Die Darstellung des Farbstoffs mittelst Salpetersäure bietet große Schwierigkeiten
dar; man muß nämlich mit vieler Vorsicht verfahren, um eine vollständige Zersetzung
zu verhüten, welche eintritt, wenn die Mischung nur wenig über die zur Bildung des
Farbstoffs erforderliche Temperatur erhitzt wird, und wobei unter Entwickelung
gelber Dämpfe eine schwammige Kohle zurückbleibt.
Die Operation ist viel leichter auszuführen, wenn man salpetersaures Quecksilber
anwendet, wobei die Reaction schon im Wasserbade erfolgt. Das Quecksilbersalz wird
reducirt, und am Boden der Schale befindet sich metallisches Quecksilber. Nach
einigen Minuten ist die Reaction beendigt und man hat eine schwarze Masse, welche
mit kochendem Wasser, dem Alkohol oder Essigsäure zugesetzt wurde, behandelt, den
Farbstoff an dieses Lösungsmittel abgibt.

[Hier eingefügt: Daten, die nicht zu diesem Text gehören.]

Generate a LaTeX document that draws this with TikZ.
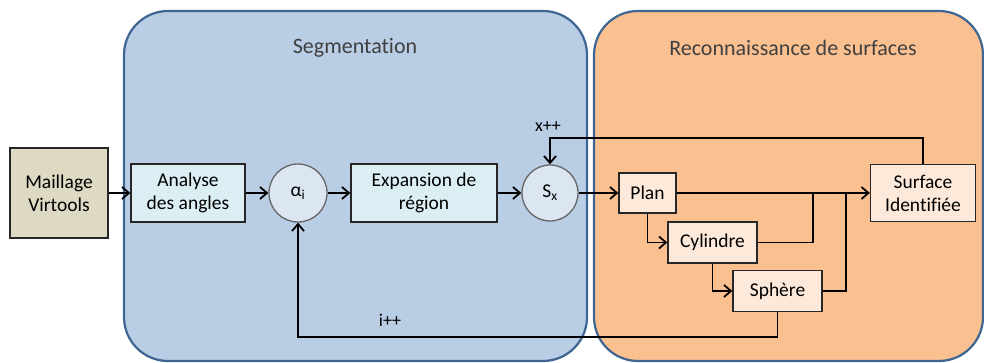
\documentclass[tikz,border=0pt]{standalone}
\usepackage{fontspec}
\setmainfont{Carlito}[Ligatures=NoCommon]
\usetikzlibrary{arrows.meta}
\definecolor{panelblue}{HTML}{B9CDE5}
\definecolor{panelorange}{HTML}{FAC090}
\definecolor{panelborder}{HTML}{3F6592}
\definecolor{tanfill}{HTML}{DDD9C3}
\definecolor{cyanfill}{HTML}{DBEEF4}
\definecolor{circfill}{HTML}{DCE6F2}
\definecolor{peachfill}{HTML}{FDE9D9}
\definecolor{titlegray}{HTML}{404040}
\tikzset{
  panel/.style={draw=panelborder,line width=2.2pt,rounded corners=44pt},
  boxnode/.style={draw=black!85,line width=1.3pt,align=center,inner sep=0pt,
    font=\fontsize{19.5}{23}\selectfont},
  circnode/.style={circle,draw=black!60,line width=1.3pt,fill=circfill,inner sep=0pt,
    font=\fontsize{19.5}{23}\selectfont},
  arr/.style={line width=1.8pt,-{Straight Barb[length=7pt,width=12pt,line width=1.8pt]}},
  conn/.style={line width=1.8pt},
  titletext/.style={font=\fontsize{22}{26}\selectfont,text=titlegray},
  looplabel/.style={font=\fontsize{18}{22}\selectfont}
}
\begin{document}
\begin{tikzpicture}[x=1pt,y=-1pt]
\useasboundingbox (0,0) rectangle (984,363);
% panels
\draw[panel,fill=panelblue] (124,11) rectangle (587,361);
\draw[panel,fill=panelorange] (594,11) rectangle (983,361);
\node[titletext] (t1) at (355,48) {Segmentation};
\node[titletext] (t2) at (793,48) {Reconnaissance de surfaces};
% nodes
\node[boxnode,fill=tanfill,minimum width=98pt,minimum height=90pt] (mv) at (59,193) {Maillage\\Virtools};
\node[boxnode,fill=cyanfill,minimum width=114pt,minimum height=58pt] (an) at (188,193) {Analyse\\des angles};
\node[circnode,minimum size=58pt] (al) at (298,193) {α\textsubscript{i}};
\node[boxnode,fill=cyanfill,minimum width=146pt,minimum height=58pt] (ex) at (424,193) {Expansion de\\région};
\node[circnode,minimum size=56pt] (sx) at (550,193) {S\textsubscript{x}};
\node[boxnode,fill=peachfill,minimum width=57pt,minimum height=40pt] (pl) at (647.5,193) {Plan};
\node[boxnode,fill=peachfill,minimum width=89pt,minimum height=41pt] (cy) at (712.5,242.5) {Cylindre};
\node[boxnode,fill=peachfill,minimum width=89pt,minimum height=41pt] (sp) at (777.5,291) {Sphère};
\node[boxnode,fill=peachfill,minimum width=105pt,minimum height=57pt] (si) at (923,193) {Surface\\Identifiée};
% coordinates
\coordinate (j1) at (813,193);
\coordinate (j2) at (846,193);
\coordinate (ta) at (923,138);
\coordinate (tb) at (550,138);
\coordinate (ba) at (777.5,337);
\coordinate (bb) at (298,337);
% connectors
\draw[arr] (mv) -- (an);
\draw[arr] (an) -- (al);
\draw[arr] (al) -- (ex);
\draw[arr] (ex) -- (sx);
\draw[arr] (sx) -- (pl);
\draw[arr] (pl) -- (si);
\draw[arr] (pl.south) |- (cy.west);
\draw[arr] (cy.south) |- (sp.west);
\draw[conn] (cy.east) -| (j1);
\draw[conn] (sp.east) -| (j2);
\draw[arr] (si.north) -- (ta) -- (tb) -- (sx.north);
\draw[arr] (sp.south) -- (ba) -- (bb) -- (al.south);
% labels
\node[looplabel] (xl) at (548,127) {x++};
\node[looplabel] (il) at (390,320) {i++};
\end{tikzpicture}
\end{document}
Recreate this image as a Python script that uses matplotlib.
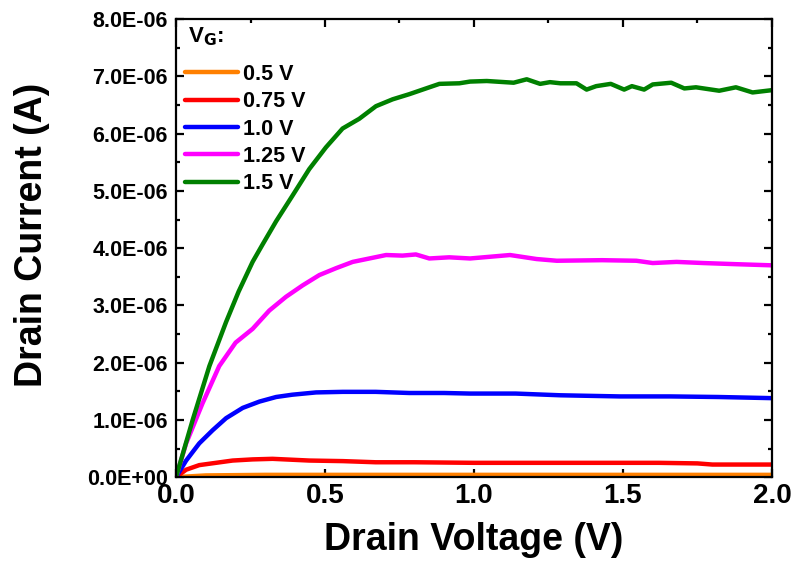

Die nach diesen verschiedenen Methoden aus Naphtylamin dargestellten Farbstoffe sind
mehr oder weniger bläulich, ähnlich wie es bei den Farbstoffen aus Anilin der Fall
ist. Indem man einen großen Ueberschuß von Naphthylamin anwendet oder die violette
Substanz mit einem Ueberschuß von Naphtylamin kocht, kann man die Nüance von
rothviolett bis zu graublau variiren lassen, eben so wie bei dem Anilin.
Starke Säuren scheinen auf das Naphtylaminroth keine Wirkung auszuüben. Dasselbe löst
sich in concentrirter Schwefelsäure mit smaragdgrüner Farbe, wird aber durch Wasser
unverändert wieder daraus niedergeschlagen. Durch das Verhalten zu Säuren kann man
das Naphtylaminroth von Anilinroth und Anilinviolett unterscheiden. Man löst zu
diesem Zweck den Farbstoff in Alkohol, und fügt etwas Schwefelsäure oder Salzsäure
hinzu. Diese beiden verdünnten Säuren bläuen das Anilinviolett und machen das
Anilinroth gelb, sind aber auf die Naphtalinfarbstoffe ohne Einfluß.
Das beste Verfahren zur Darstellung des Naphtylamins ist das von Roussin angegebene, welches bekanntlich darin besteht,
das Nitronaphtalin durch Zinn und Salzsäure zu reduciren.